What you should do »
Extract, in full, the lines below, beginning at the first and ending with the line that contains "t.set_color('#595959')". Pictures do not belong in the copy.

— START —

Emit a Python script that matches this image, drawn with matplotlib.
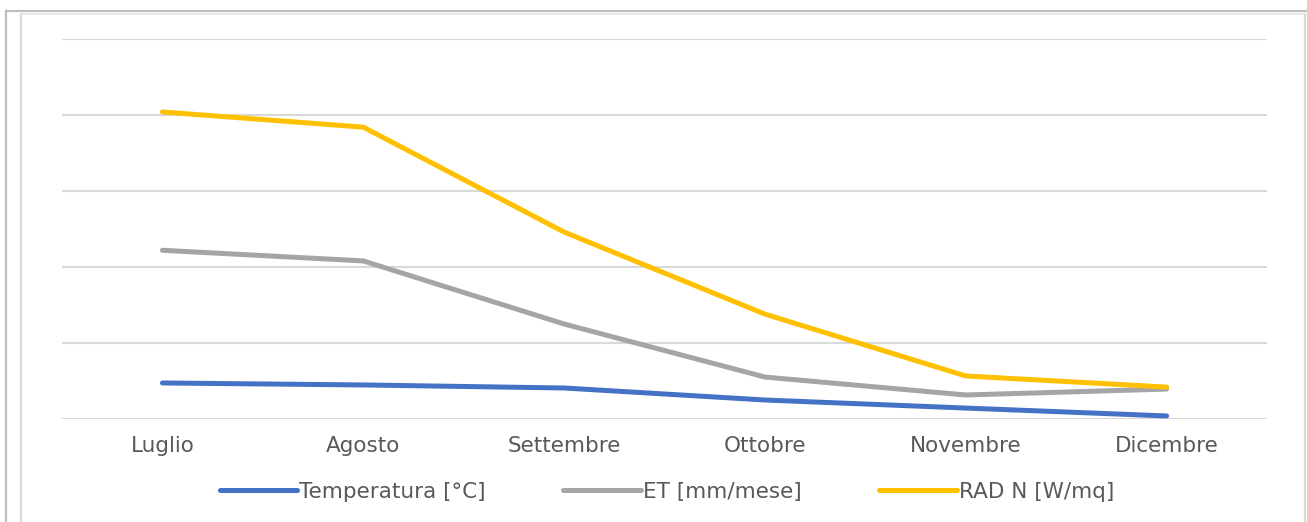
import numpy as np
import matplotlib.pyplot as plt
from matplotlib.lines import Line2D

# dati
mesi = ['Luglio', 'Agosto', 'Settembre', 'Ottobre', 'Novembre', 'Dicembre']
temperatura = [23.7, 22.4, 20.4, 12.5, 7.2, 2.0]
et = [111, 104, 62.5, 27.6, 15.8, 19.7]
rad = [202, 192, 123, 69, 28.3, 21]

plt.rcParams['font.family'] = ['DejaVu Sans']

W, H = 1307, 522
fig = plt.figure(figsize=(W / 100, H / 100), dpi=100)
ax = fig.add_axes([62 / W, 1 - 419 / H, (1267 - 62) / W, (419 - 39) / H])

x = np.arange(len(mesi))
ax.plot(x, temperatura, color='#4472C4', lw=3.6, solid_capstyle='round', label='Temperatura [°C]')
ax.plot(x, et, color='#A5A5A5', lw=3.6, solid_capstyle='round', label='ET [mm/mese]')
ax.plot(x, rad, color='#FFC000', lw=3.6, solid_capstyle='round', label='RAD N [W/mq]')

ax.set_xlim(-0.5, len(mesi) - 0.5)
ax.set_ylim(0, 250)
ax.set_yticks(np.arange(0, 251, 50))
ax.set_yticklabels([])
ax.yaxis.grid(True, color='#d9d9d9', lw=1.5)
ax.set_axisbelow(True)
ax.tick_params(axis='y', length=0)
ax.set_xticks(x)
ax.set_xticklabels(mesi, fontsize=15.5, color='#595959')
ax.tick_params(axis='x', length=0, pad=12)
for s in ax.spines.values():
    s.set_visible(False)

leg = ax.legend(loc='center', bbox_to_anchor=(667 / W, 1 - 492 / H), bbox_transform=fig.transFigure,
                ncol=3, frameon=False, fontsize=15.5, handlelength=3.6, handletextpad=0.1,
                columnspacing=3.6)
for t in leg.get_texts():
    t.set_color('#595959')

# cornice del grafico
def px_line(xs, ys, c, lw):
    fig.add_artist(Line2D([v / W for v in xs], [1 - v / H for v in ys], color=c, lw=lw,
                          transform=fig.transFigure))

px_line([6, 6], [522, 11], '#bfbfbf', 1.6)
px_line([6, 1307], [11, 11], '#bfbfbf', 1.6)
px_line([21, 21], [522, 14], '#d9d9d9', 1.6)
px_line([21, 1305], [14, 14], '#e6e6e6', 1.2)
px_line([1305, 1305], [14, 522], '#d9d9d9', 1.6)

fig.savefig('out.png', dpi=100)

— END —

Full output »
Emit a Python script that matches this image, drawn with matplotlib.
import numpy as np
import matplotlib.pyplot as plt
from matplotlib.lines import Line2D

# dati
mesi = ['Luglio', 'Agosto', 'Settembre', 'Ottobre', 'Novembre', 'Dicembre']
temperatura = [23.7, 22.4, 20.4, 12.5, 7.2, 2.0]
et = [111, 104, 62.5, 27.6, 15.8, 19.7]
rad = [202, 192, 123, 69, 28.3, 21]

plt.rcParams['font.family'] = ['DejaVu Sans']

W, H = 1307, 522
fig = plt.figure(figsize=(W / 100, H / 100), dpi=100)
ax = fig.add_axes([62 / W, 1 - 419 / H, (1267 - 62) / W, (419 - 39) / H])

x = np.arange(len(mesi))
ax.plot(x, temperatura, color='#4472C4', lw=3.6, solid_capstyle='round', label='Temperatura [°C]')
ax.plot(x, et, color='#A5A5A5', lw=3.6, solid_capstyle='round', label='ET [mm/mese]')
ax.plot(x, rad, color='#FFC000', lw=3.6, solid_capstyle='round', label='RAD N [W/mq]')

ax.set_xlim(-0.5, len(mesi) - 0.5)
ax.set_ylim(0, 250)
ax.set_yticks(np.arange(0, 251, 50))
ax.set_yticklabels([])
ax.yaxis.grid(True, color='#d9d9d9', lw=1.5)
ax.set_axisbelow(True)
ax.tick_params(axis='y', length=0)
ax.set_xticks(x)
ax.set_xticklabels(mesi, fontsize=15.5, color='#595959')
ax.tick_params(axis='x', length=0, pad=12)
for s in ax.spines.values():
    s.set_visible(False)

leg = ax.legend(loc='center', bbox_to_anchor=(667 / W, 1 - 492 / H), bbox_transform=fig.transFigure,
                ncol=3, frameon=False, fontsize=15.5, handlelength=3.6, handletextpad=0.1,
                columnspacing=3.6)
for t in leg.get_texts():
    t.set_color('#595959')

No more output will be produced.